Part of the on-going 'Paul McCartney Archive Collection' of CD Reissues - 1971's "Ram" was always going to be a tug on the old purse strings for Macca fans. And while I can't and won't buy any of the extortionate 'Super Deluxe' sets - I can live with this 2CD 'Deluxe Edition' because it gives me all I need. Here are the sheepish details...
UK released 21 May 2012 - "Ram: Special Edition - Paul McCartney Archive Collection" by PAUL and LINDA McCARTNEY on MPL Communications/Hear Music/Concord Music Group 888072334496 (Barcode 888072334496) is a 2CD Reissue and Remaster that plays out as follows:
Disc 1 - Special Edition Remastered Album (43:17 minutes):
1. Too Many People [Side 1]
2. 3 Legs
3. Ram On
4. Dear Boy
5. Uncle Albert/Admiral Halsey
6. Smile Away
7. Heart Of The Country [Side 2]
8. Monkberry Moon Delight
9. Eat At Home
10. Long Haired Lady
11. Ram On
12. The Back Seat Of My Car
Tracks 1 to 12 are his second solo album "Ram" (credited to Paul and Linda McCartney) - released 21 May 1971 in the UK on Apple PAS 10003 and 17 May 1971 in the USA on Capitol SMAS-3375. Produced by Paul McCartney - it peaked at No. 1 in the UK and No. 2 on the US LP charts.
Disc 2 - Special Edition Bonus Audio (33:08 minutes):
1. Another Day
2. Oh Woman, Oh Why
Tracks 1 and 2 are his debut UK 7" single released February 1971 on Apple R 5889 - both Tracks were non-album
3. Little Woman Love
Track 3 is the non-album B-side to "Mary Had A Little Lamb" - his 4th solo UK 7" single on Apple R 5949 released 12 May 1972
4. A Love For You (Jon Kelly Mix)
5. Hey Diddle (Dixon Van Winkle Mix)
6. Great Cock And Seagull Race (Dixon Van Winkle Mix)
7. Rode All Night
8. Sunshine Sometime (Earliest Mix)
Tracks 1 to 3 were featured as Bonus Tracks on the September 1998 Remasters
Track 5 featured as part of a song "Bip Bop/Hey Diddle" on the 2001 Greatest Hits 2CD set "Wingspan"
Tracks 6 and 8 are Instrumentals - Track 7 is 8:33 minutes long
Tracks 4 to 8 are Previously Unreleased Versions
Both as a looker and tactile thing - "Ram: Special Edition" certainly looks the part - but once you get past the lyrics in the attached 24-page booklet and the nice photos from his own personal archives - there's nothing else - no liner notes - not even the release dates of the LP or the 7" single on the Bonus Audio CD. There are no liner notes of any kind - no history and no illumination. And apart from the three single sides on Disc 2 (which we've had before many times on Remasters) - the rest are dismissible instrumentals that test the word 'Bonus' to its limits. Sure the Jon Kelly Mix of "A Love For You" and the Dixon Van Winkle Mix of "Hey Diddle" could actually constitute songs and even feel lovely at times in a small time way – but mostly this stuff just feels like he's taking the proper Michael. The near nine-minute guitar jam that is “Rode All Night” is particularly useless.

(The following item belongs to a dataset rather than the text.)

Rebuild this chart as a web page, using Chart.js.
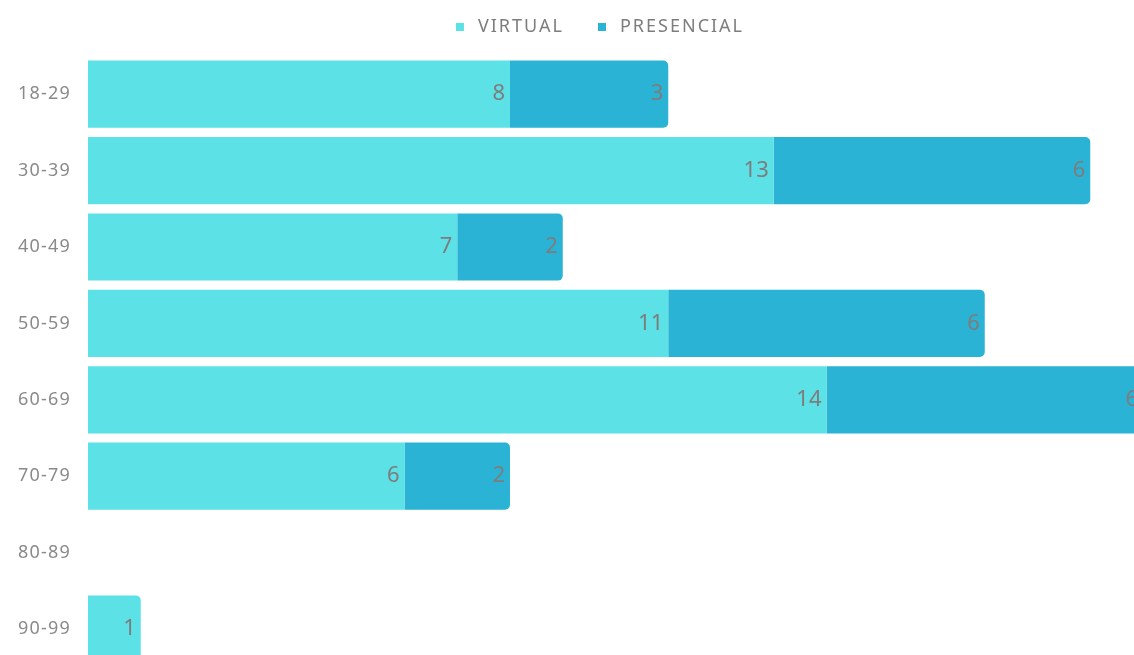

The Remaster was done at Abbey Road by the team that handled The Beatles - GUY MASSEY, STEVE ROOKE and SIMON GIBSON - and it's excellent. I've had the 1998 version for years and those idea changes in "Uncle Albert/Admiral Halsey" feel more alive than ever before.
I've never understood why people rave about "Ram" as an album - as if it was some kind of folksy masterpiece – it isn't. "Too Many People" and "Uncle Albert/Admiral Halsey" have that songwriting magic for sure - but the rest of Side 1 feels like ditties trying to be songs. Also I'm hard-pressed in my later years to put up with his lyrical twaddle like "...a dog is here...a dog is there...my dog has three legs...". There's the shadow of The Beach Boys "Pet Sounds" in the Ukulele-led "Ram On" - the remaster making those chunky keyboard notes and plucked strings count. The swirl of the voices in "Dear Boy" come out of your speakers from all angles - while the unlikely but beautifully produced American single "Uncle Albert/Albert Halsey" and the out-and-out rocker "Smile Away" end Side 1 with rain, strings and Paul singing about smelly feet (we're so sorry). The cleverly constructed "Uncle Albert/Admiral Halsey" is the nearest he gets to the best parts of "Abbey Road" on Side 2 and was a deserved American No. 1.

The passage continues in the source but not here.